# 2000 Ford Ranger



## maxcalvada (Feb 27, 2009)

I've been shopping around for a smaller 4wd vehicle for my landscaping business and also for limited plowing of *mostly city driveways* for some of my clients.

I'm thinking of purchasing a 2000 Ford Ranger -- Super Cab Pickup 3.0L V6 FI 4wd and 3 inch lift. I'm looking to fit it with a 6 or 6.5 ft plow. The seller says this would be no problem. He says the 3 inch lifts would be especially desirable for plowing.

I'm new to trucks and plowing and want to make sure this is good for my needs. Any comments would be appreciated.

Thanks.


----------



## albhb3 (Dec 18, 2007)

you will want to go with the 4.0 min or maybe a good used f250


----------



## MickiRig1 (Dec 5, 2003)

Compare full size to Ranger size and you will find you do not gain much going small.
A Ranger will plow driveways and tow a landscape trailer. You pay more for a smaller plow because they are rare compared to full size setups. Some parts for the plow like trip springs are more costly. Your working the light duty truck more then it was designed for. So it breaks more parts and wears out parts quicker. Where a full size truck is designed to work harder then a light duty. Hence you have less repairs and head aches in the long run with a full size truck. Use the Internet and search trucks. Deals are out there. Really try to stay away from used plow trucks. They for the most part are trouble. If you can't repair your own stuff they can be a money pit.


----------



## hydro_37 (Sep 10, 2006)

The lift will be harder on the truck if you do decide to plow with it.
I used to plow with a Bronco 11 and it was awesome. I wouldn't hesitate to put a 6 1/2' blade on a Ranger.


----------



## MickiRig1 (Dec 5, 2003)

I plowed with a Bronco II for 4 seasons. I had an old 6 foot standard Meyer plow with a Western cable controlled pump. It was the DRIVEWAY MACHINE ! I upgraded the alternator to a 100 amp and added a huge battery. The problem I had was it broke parts all the time. It was just not designed to do the work. It chewed through U-Joints, Brakes, Tie rods, 2 front axle shafts, a flex plate and Ball joints. I made good money, but did spend time and money repairing it. So if you do not have the tools and the skill to repair it you may being paying for repairs. You will not get ahead.


----------



## smoore45 (Oct 27, 2007)

If I was in your situation I would go with at least a 1/2 ton truck. I bet you could find a good F150 for about the same price that this Ranger cost. You could run a 6.5' foot plow or a light duty 7.5' with wings and it would handle it much better than the Ranger. If you didn't want a V8, you could find a 4.2L V6. Very reliable and capable V6. Good luck to ya.


----------



## grandview (Oct 9, 2005)

If your going to use a Ranger ,Snoway still the best plow for it. A few guys here use that setup and love them.


----------



## 2COR517 (Oct 23, 2008)

maxcalvada;782345 said:


> I'm thinking of purchasing a 2000 Ford Ranger -- Super Cab Pickup 3.0L V6 FI 4wd and 3 inch lift. I'm looking to fit it with a 6 or 6.5 ft plow. The seller says this would be no problem. He says the 3 inch lifts would be especially desirable for plowing.
> .


Of course he did. payup

I would argue that a 3" lift and a small truck is not a good combo for plowing. That lift really increases the leverage on the suspension components. And you will likely have to modify the plow for the lift. Once again increasing the leverage.
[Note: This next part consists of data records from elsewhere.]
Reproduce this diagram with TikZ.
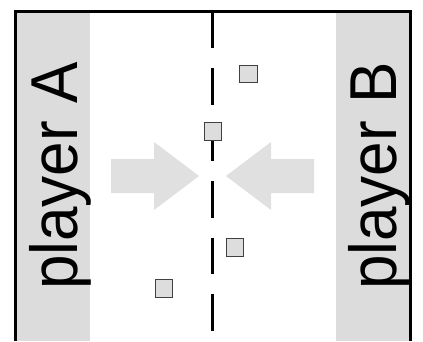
\documentclass[tikz,border=0pt]{standalone}
\usepackage{fontspec}
\setmainfont{Liberation Sans}
\begin{document}
\begin{tikzpicture}[x=1pt,y=-1pt,
  panel/.style={fill=panelgray,draw=none},
  bigarrow/.style={fill=arrowgray,draw=none},
  token/.style={draw=tokenborder,fill=tokenfill,line width=1pt,minimum size=17.5pt,inner sep=0pt},
  label/.style={rotate=90,anchor=base,inner sep=0pt,font=\fontsize{62}{62}\selectfont},
  frame/.style={draw=black,line width=3.3pt},
  divider/.style={draw=black,line width=3pt,dash pattern=on 36.5pt off 20pt}]
\definecolor{panelgray}{HTML}{DCDCDC}
\definecolor{arrowgray}{HTML}{E0E0E0}
\definecolor{tokenfill}{HTML}{DDDDDD}
\definecolor{tokenborder}{HTML}{404040}
\useasboundingbox (0,0) rectangle (423,341);
\fill[white] (0,0) rectangle (423,341);
% side panels
\path[panel] (15.3,11.7) rectangle (90,341);
\path[panel] (336,11.7) rectangle (410.5,341);
% arrows
\path[bigarrow] (111,159) -- (154,159) -- (154,142) -- (199,176) -- (154,210) -- (154,193) -- (111,193) -- cycle;
\path[bigarrow] (314,159) -- (271,159) -- (271,142) -- (226,176) -- (271,210) -- (271,193) -- (314,193) -- cycle;
% divider
\coordinate (dtop) at (212.7,11.7);
\coordinate (dbot) at (212.7,341);
\draw[divider] (dtop) -- (dbot);
% frame
\draw[frame] (15.3,341) -- (15.3,11.7) -- (410.5,11.7) -- (410.5,341);
% labels
\node[label] (pa) at (77.5,176) {\scalebox{1}[1.07]{player A}};
\node[label] (pb) at (396.8,176) {\scalebox{1}[1.07]{player B}};
% tokens
\node[token] (t1) at (248.5,74) {};
\node[token] (t2) at (213,131.5) {};
\node[token] (t3) at (235,247.5) {};
\node[token] (t4) at (164,288.5) {};
\end{tikzpicture}
\end{document}
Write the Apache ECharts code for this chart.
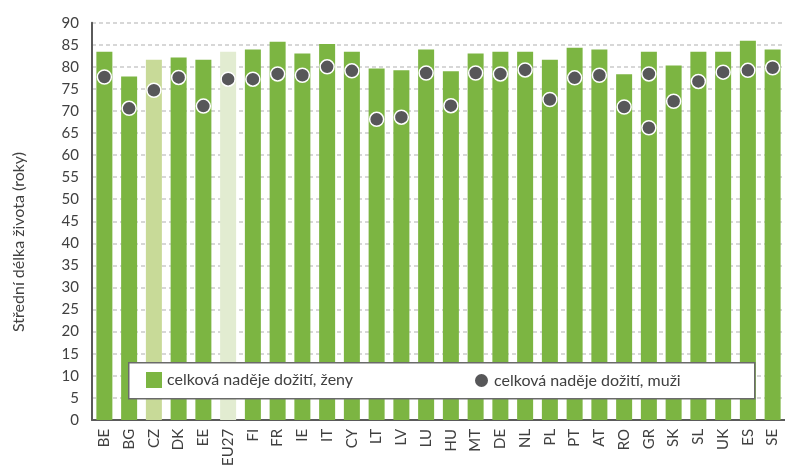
<!DOCTYPE html>
<html>
<head>
<meta charset="utf-8">
<script src="https://cdn.jsdelivr.net/npm/echarts@6/dist/echarts.min.js"></script>
<style>html,body{margin:0;padding:0;background:#fff}#c{width:785px;height:469px}</style>
</head>
<body>
<div id="c"></div>
<script>
var categories = ['BE','BG','CZ','DK','EE','EU27','FI','FR','IE','IT','CY','LT','LV','LU','HU','MT','DE','NL','PL','PT','AT','RO','GR','SK','SL','UK','ES','SE'];
var women = [83.4,77.8,81.6,82.1,81.6,83.4,83.9,85.7,83.0,85.2,83.4,79.6,79.2,83.9,79.0,83.0,83.4,83.4,81.6,84.3,83.9,78.3,83.4,80.3,83.4,83.4,85.9,83.9];
var men = [77.7,70.6,74.7,77.6,71.1,77.2,77.2,78.4,78.1,80.0,79.1,68.1,68.6,78.6,71.2,78.6,78.4,79.3,72.6,77.5,78.1,70.9,78.4,72.2,76.7,78.8,79.2,79.8];
var extraMen = [['GR', 66.2]];
var yTicks = {min: 0, max: 90, interval: 5};
var seriesNames = ['celková naděje dožití, ženy', 'celková naděje dožití, muži'];
var highlight = {CZ: '#c8da98', EU27: '#e2ecd1'};

var GREEN = '#7cb542';
var DOT = '#575759';
var TXT = '#404040';
var FONT = 'Lato, "Noto Sans", sans-serif';

var barData = women.map(function (v, i) {
  var c = highlight[categories[i]];
  return c ? {value: v, itemStyle: {color: c}} : v;
});
var dotData = men.map(function (v, i) { return [categories[i], v]; }).concat(extraMen);

var chart = echarts.init(document.getElementById('c'), null, {renderer: 'canvas'});
chart.setOption({
  animation: false,
  textStyle: {fontFamily: FONT},
  grid: {left: 92, right: 0, top: 22.7, bottom: 46.7, containLabel: false},
  xAxis: {
    type: 'category',
    data: categories,
    axisLine: {lineStyle: {color: '#5a5a5a', width: 2}},
    axisTick: {show: false},
    axisLabel: {rotate: 90, fontSize: 15, color: TXT, margin: 9, fontFamily: FONT}
  },
  yAxis: {
    type: 'value',
    min: yTicks.min, max: yTicks.max, interval: yTicks.interval,
    axisLine: {show: true, lineStyle: {color: '#5a5a5a', width: 2}},
    axisTick: {show: false},
    axisLabel: {fontSize: 15, color: TXT, margin: 13, fontFamily: FONT},
    splitLine: {lineStyle: {color: '#cacaca', width: 1.5, type: [4, 3]}}
  },
  legend: [
    {data: [seriesNames[0]], left: 146, top: 372, z: 100, itemWidth: 16, itemHeight: 16, itemGap: 0,
     icon: 'rect', textStyle: {fontSize: 16, color: TXT, fontFamily: FONT}, padding: 0},
    {data: [seriesNames[1]], left: 473, top: 372, z: 100, itemWidth: 15, itemHeight: 15, itemGap: 0,
     icon: 'circle', textStyle: {fontSize: 16, color: TXT, fontFamily: FONT}, padding: 0}
  ],
  graphic: [
    {type: 'rect', left: 128, top: 362, z: 50, silent: true,
     shape: {width: 626, height: 36},
     style: {fill: '#fff', stroke: '#6a6a6a', lineWidth: 1.5}},
    {type: 'text', x: 19, y: 242, rotation: Math.PI / 2, z: 10,
     style: {text: 'Střední délka života (roky)', fontSize: 16, fill: TXT, fontFamily: FONT,
             align: 'center', verticalAlign: 'middle'}}
  ],
  series: [
    {name: seriesNames[0], type: 'bar', data: barData, barWidth: 16,
     itemStyle: {color: GREEN}, z: 2},
    {name: seriesNames[1], type: 'scatter', data: dotData, symbol: 'circle', symbolSize: 14,
     itemStyle: {color: DOT, borderColor: '#fff', borderWidth: 1.5, opacity: 1}, z: 3}
  ]
});
</script>
</body>
</html>
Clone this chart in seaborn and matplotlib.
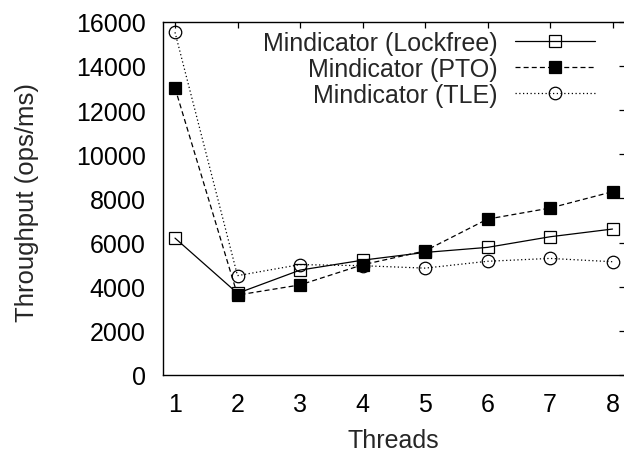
import matplotlib
matplotlib.use("Agg")
import matplotlib.pyplot as plt
import seaborn as sns
import pandas as pd

threads = [1, 2, 3, 4, 5, 6, 7, 8]
lockfree = [6200, 3700, 4750, 5200, 5550, 5780, 6260, 6610]
pto = [13000, 3620, 4080, 4990, 5620, 7060, 7560, 8300]
tle = [15520, 4500, 5000, 4950, 4840, 5150, 5280, 5130]

series_names = ["Mindicator (Lockfree)", "Mindicator (PTO)", "Mindicator (TLE)"]
yticks = [0, 2000, 4000, 6000, 8000, 10000, 12000, 14000, 16000]

sns.set_theme(style="white")
plt.rcParams["font.family"] = ["Liberation Sans", "DejaVu Sans"]
plt.rcParams["font.size"] = 18

df = pd.DataFrame({
    "Threads": threads * 3,
    "Throughput": lockfree + pto + tle,
    "series": [series_names[0]] * 8 + [series_names[1]] * 8 + [series_names[2]] * 8,
})

fig = plt.figure(figsize=(6.24, 4.52), dpi=100)
ax = fig.add_axes([162.5 / 624, 76 / 452, 462.5 / 624, 353.3 / 452])

styles = {
    series_names[0]: dict(linestyle="-", marker="s", markerfacecolor="none", markersize=9),
    series_names[1]: dict(linestyle=(0, (4, 2.5)), marker="s", markerfacecolor="black", markersize=9),
    series_names[2]: dict(linestyle=(0, (1, 2)), marker="o", markerfacecolor="none", markersize=9),
}

for name in series_names:
    sns.lineplot(
        data=df[df["series"] == name], x="Threads", y="Throughput", ax=ax,
        color="black", linewidth=0.9, markeredgecolor="black", markeredgewidth=0.9,
        label=name, **styles[name],
    )

ax.set_xlim(0.8, 8.2)
ax.set_ylim(0, 16000)
ax.set_xticks(threads)
ax.set_yticks(yticks)
ax.set_xticklabels([str(t) for t in threads])
ax.set_yticklabels([str(v) for v in yticks])

for side in ["left", "right", "top", "bottom"]:
    ax.spines[side].set_visible(True)
    ax.spines[side].set_color("black")
    ax.spines[side].set_linewidth(1.0)

ax.tick_params(axis="both", which="major", direction="in", length=4.5, width=0.9,
               colors="black", labelsize=18, top=True, right=True)
ax.tick_params(axis="x", pad=12)
ax.tick_params(axis="y", pad=12)

ax.set_xlabel("Threads", fontsize=18)
ax.set_ylabel("Throughput (ops/ms)", fontsize=18.5)
ax.xaxis.label.set_va("center")
ax.yaxis.label.set_va("center")
ax.xaxis.set_label_coords(0.5, -0.184)
ax.yaxis.set_label_coords((27 - 162.5) / 462.5, 0.49)

leg = ax.legend(
    loc="upper right", bbox_to_anchor=(0.935, 0.973), frameon=False,
    markerfirst=False, numpoints=1, handlelength=3.2, handletextpad=0.7,
    labelspacing=0.07, borderpad=0, borderaxespad=0, fontsize=18,
)
for t in leg.get_texts():
    t.set_ha("right")

fig.savefig("out.png", dpi=100)
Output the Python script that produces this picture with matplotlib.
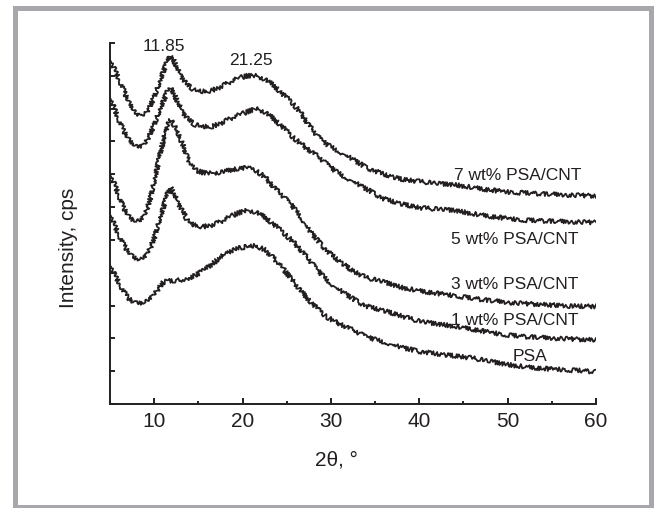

I think a small truck is fine for driveways. But the overall economics will likely be same for a big truck.


----------



## 99rangerunner (Nov 23, 2009)

really you should have noo problems. last year i plowed with a 4cyl 5spd wrangler with 4in lift and 31s and that had no problem with anything. i mean ya in deeper snow it took me a little bit longer but other then that it was fine


----------